Alberto Castro
O responsável por uma empresa está prestes a partir para fim-de-semana. Quando vai a sair, vê que chegou um telex e não resiste a lê-lo. O documento anuncia que as Finanças declararam a empresa insolvente. "Ai, John! Que surpresa vais ter na segunda-feira!", exclama enquanto sai pela porta fora. Contava-se esta história, há já bastantes anos (no tempo dos telexes...), para sublinhar a forma como os ingleses respeitavam, e gozavam, o fim-de-semana. Lembrei-me dela a propósito da notícia de que tinham aumentado, muito, as pré-reservas de férias no Algarve. Talvez de tanto ouvirem falar de crise, os portugueses se tenham convencido de que ela vem, finalmente, aí. Para se precaverem dos eventuais efeitos, garantiram as férias. Em Setembro, quando voltarem ao trabalho, então, sim, terão a sua surpresa.
Quem acompanhe, minimamente, a agenda política já percebeu que Setembro pode ser já tarde de mais. O calendário imposto pelo programa acordado com a troika é muito exigente, havendo um conjunto alargado de medidas que serão tomadas antes do mês consagrado para as férias. Quem fez as pré-reservas é capaz, no entanto, de estar certo: tirando eventuais aumentos de impostos e de preços, a maioria das medidas só começará a doer na chamada rentrée que, este ano, promete ter pouco para celebrar.

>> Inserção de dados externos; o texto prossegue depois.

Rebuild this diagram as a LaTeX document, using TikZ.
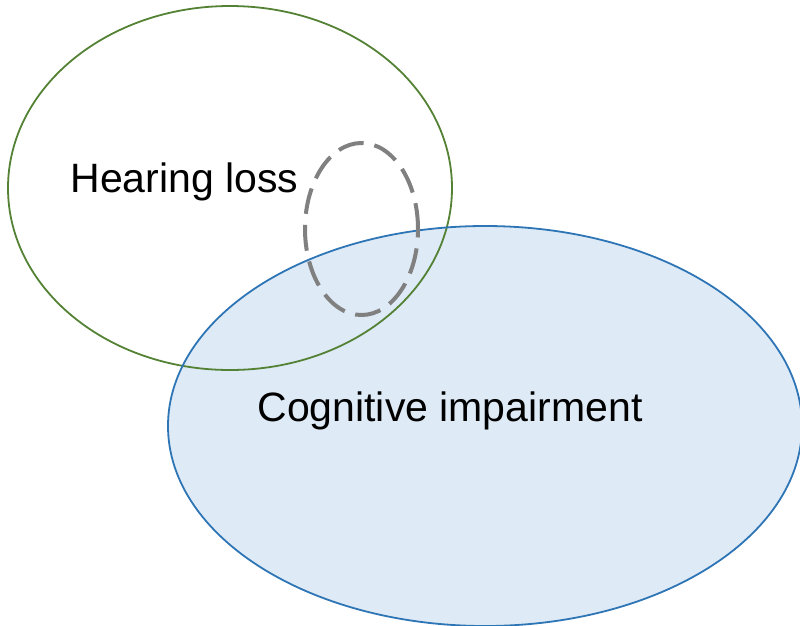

Os portugueses não gostam que se lhes diga a verdade. Se for boa, duvidam: quando a esmola é grande, o pobre desconfia, diz-se. S. Tomé devia ser o nosso santo padroeiro. Quando é má, preferem que lhes mintam, que os enganem. Até ao dia em que não se possa ocultar mais a verdade. Tirando Ernâni Lopes, no governo de Mário Soares, não me lembro de nenhum político que, estando no Poder, tivesse tido a coragem de dar más notícias ou, pelo menos, as más notícias todas. Sócrates terá levado essa pusilanimidade quase à paranóia com a cena de apresentação do memorando de entendimento com a troika a ficar para a história. Fora do arco do Poder, o PC e o Bloco devem grande parte dos seus votos a dizerem uma verdade desejada, ficcionada, repetida até à alienação, ao ponto de eles próprios passarem a acreditar nela, faço-lhes essa justiça.
É este o desafio que Pedro Passos Coelho (PPC) enfrenta. Dizer a verdade a quem não gosta de a ouvir e que despediu Sócrates por ter percebido que este lhes fez a vontade tempo de mais e, ao fazê-lo, os vai forçar a ouvir uma verdade muito mais dura do que porventura seria necessário. Não gostamos que nos digam a verdade e, quando a sabemos, interpelamos: "por que é que não nos disseram antes?". Como se não a soubéssemos já e a culpa fosse do mensageiro. PPC vai ter de dizer a verdade toda, para o que precisa não só de coragem como de habilidade: a um povo dado ao fatalismo e a extremos, a verdade não pode desmotivar, nem ser lida como prenúncio da catástrofe mas, antes, como o custo da esperança. Se assim não for, crescerá a convicção de que o país só conseguirá sair da crise com medidas extremas: não pagar a dívida, sair do Euro. Um desastre para quem vive do seu trabalho e para quem tem dívidas acumuladas - e não há quase ninguém, desde os pobres até à classe média que, pela casa, carro, electrodomésticos, férias, abuso de cartões de crédito, eu sei lá, não devam dinheiro - mas que pode transformar--se na nova forma de camuflar a verdade e ganhar apoio popular. Por isso é tão importante que o PS se mantenha fiel ao que negociou e subscreveu.
A propósito da Grécia, Dani Rodrik coloca exemplarmente o problema, pelo que termino citando-o e adaptando a frase ao caso português: "a experiência da Grã-Bretanha entre as duas guerras - e, mais recentemente, da Argentina e da Letónia - demonstra ser a política que, em última análise, determina o resultado. Para o programa português ter alguma hipótese, o governo de PPC terá de fazer um esforço monumental para convencer os seus concidadãos de que o sofrimento económico é o preço que estão a pagar por um futuro melhor - e não apenas um meio para satisfazer os credores externos".